Question

How do you find the center and radius of the circle with the given equation ${x^2} + {y^2} + 4x - 8y - 44 = 0$ ?

Answer 1

Hint: There are two ways to find the radius and center of this equation. One way is the standard formula which we can apply on the equation to find the center and radius and the other one is to make the identity of algebra in x and y by adding and subtracting constants. So Here we use the algebraic identities to convert the given equation into standard form of the equation of circle and then compare it with standard form and find the radius and center.

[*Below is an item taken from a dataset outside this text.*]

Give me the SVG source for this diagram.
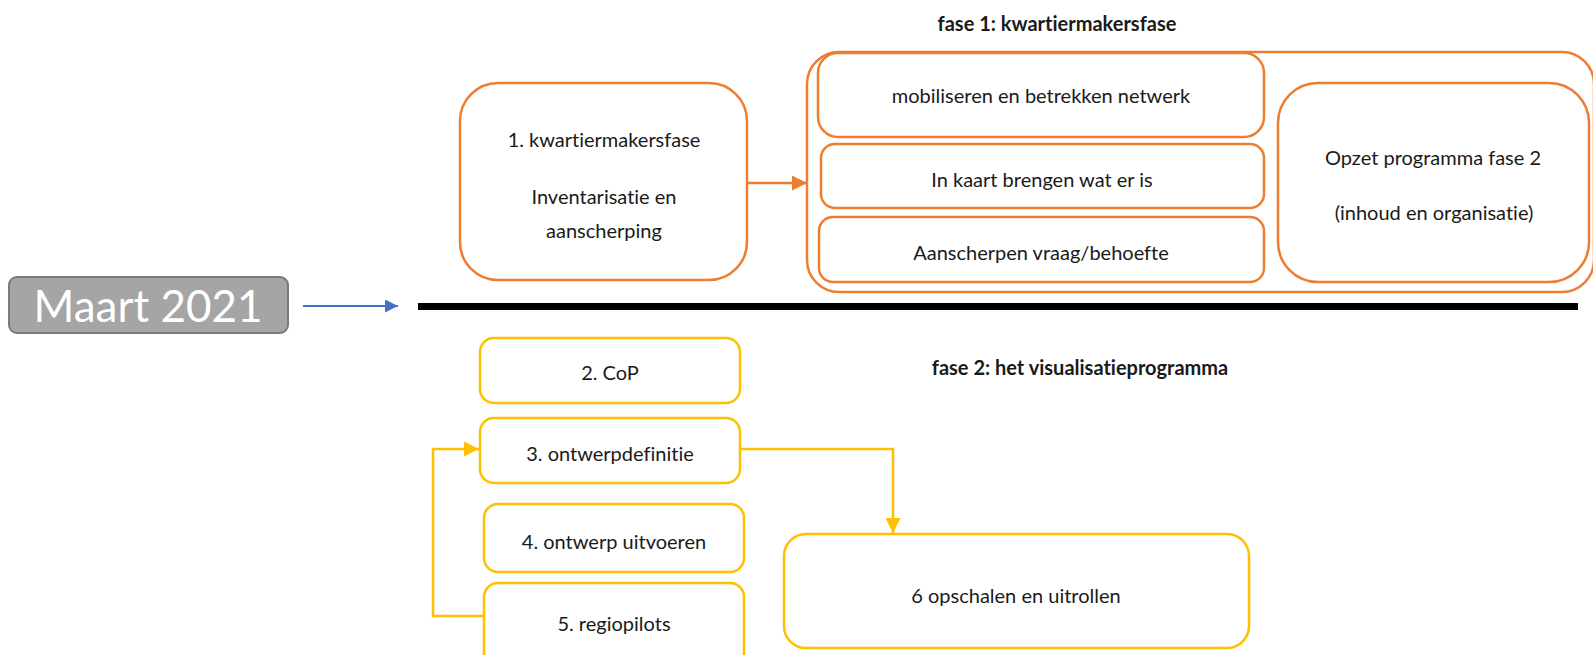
<svg xmlns="http://www.w3.org/2000/svg" width="1593" height="655" viewBox="0 0 1593 655">
<defs>
<style>
text{font-family:Lato,"Open Sans","Liberation Sans",sans-serif;font-size:20px;fill:#1a1a1a;text-anchor:middle;font-variant-ligatures:none;font-feature-settings:"liga" 0,"dlig" 0}
.t{font-weight:bold}
.o{fill:#fff;stroke:#ED7D31;stroke-width:2.5}
.y{fill:#fff;stroke:#FFC000;stroke-width:2.5}
.ol{fill:none;stroke:#ED7D31;stroke-width:2.5}
.yl{fill:none;stroke:#FFC000;stroke-width:2.5}
</style>
<marker id="ao" viewBox="0 0 10 10" refX="10" refY="5" markerUnits="userSpaceOnUse" markerWidth="15" markerHeight="15" orient="auto"><path d="M0,0L10,5L0,10z" fill="#ED7D31"/></marker>
<marker id="ay" viewBox="0 0 10 10" refX="10" refY="5" markerUnits="userSpaceOnUse" markerWidth="15" markerHeight="15" orient="auto"><path d="M0,0L10,5L0,10z" fill="#FFC000"/></marker>
<marker id="ab" viewBox="0 0 10 10" refX="10" refY="5" markerUnits="userSpaceOnUse" markerWidth="13" markerHeight="13" orient="auto"><path d="M0,0L10,5L0,10z" fill="#4472C4"/></marker>
</defs>
<rect width="1593" height="655" fill="#fff"/>
<text class="t" x="1057" y="31">fase 1: kwartiermakersfase</text>
<text class="t" x="1080" y="375">fase 2: het visualisatieprogramma</text>
<g id="maart">
<rect x="9" y="277" width="279" height="56" rx="8" fill="#A5A5A5" stroke="#7A7A7A" stroke-width="2"/>
<text x="148" y="322" style="font-size:44px;fill:#fff">Maart 2021</text>
</g>
<line x1="418" y1="306.5" x2="1578" y2="306.5" stroke="#000" stroke-width="7"/>
<g id="n1">
<rect class="o" x="460" y="83" width="287" height="197" rx="38"/>
<text x="604" y="147">1. kwartiermakersfase</text>
<text x="604" y="204">Inventarisatie en</text>
<text x="604" y="238">aanscherping</text>
</g>
<g id="fase1">
<rect class="o" x="807" y="52" width="787" height="240" rx="32"/>
</g>
<g id="mobiliseren">
<rect class="o" x="818" y="53" width="446" height="84" rx="20"/>
<text x="1041" y="103">mobiliseren en betrekken netwerk</text>
</g>
<g id="inkaart">
<rect class="o" x="821" y="144" width="443" height="64" rx="14"/>
<text x="1042" y="187">In kaart brengen wat er is</text>
</g>
<g id="aanscherpen">
<rect class="o" x="819" y="217" width="445" height="65" rx="14"/>
<text x="1041" y="260">Aanscherpen vraag/behoefte</text>
</g>
<g id="opzet">
<rect class="o" x="1278" y="83" width="311" height="199" rx="40"/>
<text x="1433" y="165">Opzet programma fase 2</text>
<text x="1434" y="220">(inhoud en organisatie)</text>
</g>
<g id="n2">
<rect class="y" x="480" y="338" width="260" height="65" rx="14"/>
<text x="610" y="380">2. CoP</text>
</g>
<g id="n3">
<rect class="y" x="480" y="418" width="260" height="65" rx="14"/>
<text x="610" y="461">3. ontwerpdefinitie</text>
</g>
<g id="n4">
<rect class="y" x="484" y="504" width="260" height="68" rx="14"/>
<text x="614" y="549">4. ontwerp uitvoeren</text>
</g>
<g id="n5">
<rect class="y" x="484" y="583" width="260" height="84" rx="14"/>
<text x="614" y="631">5. regiopilots</text>
</g>
<g id="n6">
<rect class="y" x="784" y="534" width="465" height="114" rx="22"/>
<text x="1016" y="603">6 opschalen en uitrollen</text>
</g>
<g id="connectors">
<line x1="303" y1="306" x2="398" y2="306" stroke="#4472C4" stroke-width="2" marker-end="url(#ab)"/>
<line class="ol" x1="747" y1="183" x2="807" y2="183" marker-end="url(#ao)"/>
<polyline class="yl" points="484,616 433,616 433,449 479,449" marker-end="url(#ay)"/>
<polyline class="yl" points="740,449 893,449 893,533" marker-end="url(#ay)"/>
</g>
</svg>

Complete step-by-step solution:
In this question, we are given an equation of a circle whose radius and center we have to find.
We have, ${x^2} + {y^2} + 4x - 8y - 44 = 0$
Now,
We will apply the formula ${\left( {a + b} \right)^2} = {a^2} + {b^2} + 2ab$ or ${\left( {a - b} \right)^2} = {a^2} + {b^2} - 2ab$ to make the equation of whole square in terms of x and y.
Now,
$ \Rightarrow {x^2} + {y^2} + 4x - 8y - 44 = 0$
We can also write it as,
$ \Rightarrow {x^2} + {y^2} + 2\left( 2 \right)x - 2\left( 4 \right)y - 44 = 0$
Add and subtract ${\left( 2 \right)^2}$ in LHS,
$ \Rightarrow {x^2} + 4x + {\left( 2 \right)^2} + {y^2} - 8y - {\left( 2 \right)^2} - 44 = 0$
Now, add and subtract ${\left( 4 \right)^2}$ in LHS
$ \Rightarrow {x^2} + 4x + {\left( 2 \right)^2} + {y^2} - 8y + {\left( 4 \right)^2} - {\left( 4 \right)^2} - {\left( 2 \right)^2} - 44 = 0$
Now use ${\left( {a + b} \right)^2} = {a^2} + {b^2} + 2ab$ and ${\left( {a - b} \right)^2} = {a^2} + {b^2} - 2ab$
$ \Rightarrow {\left( {x + 2} \right)^2} + {\left( {y - 4} \right)^2} - 16 - 4 - 44 = 0$
On calculation, we get
$ \Rightarrow {\left( {x + 2} \right)^2} + {\left( {y - 4} \right)^2} - 64 = 0$
$ \Rightarrow {\left( {x + 2} \right)^2} + {\left( {y - 4} \right)^2} = 64$
As we know that ${\left( 8 \right)^2}\, = \,64$
$ \Rightarrow {\left( {x + 2} \right)^2} + {\left( {y - 4} \right)^2} = {\left( 8 \right)^2}$
Now, we can compare this equation with the standard equation of circle i.e. ${\left( {x - a} \right)^2} + {\left( {y - b} \right)^2} = {\left( r \right)^2}$, where a and b are the x and y coordinates of center and r is the radius.
Now, on comparing $a\, = \, - 2\,,\,b\, = \,4,\,\,r = \,8$. Thus we get the circle as:

Therefore, $\left( { - 2\,,\,4} \right)$ is the center of the circle and $8$ is the radius of the circle.

Note: This is the one more method to solve this question. To get the x coordinate of the center of the circle, we divide the coefficient of x by $-2$ from the equation and similarly to get the y coordinate of the center of the circle we divide the coefficient of y by $ - 2$.
We can find the radius of circle using formula $\text{radius} = \,\sqrt {{g^2} + {f^2} - c} $ where $\left( { - g\,,\, - f} \right)$ is the center of the circle and c is the constant.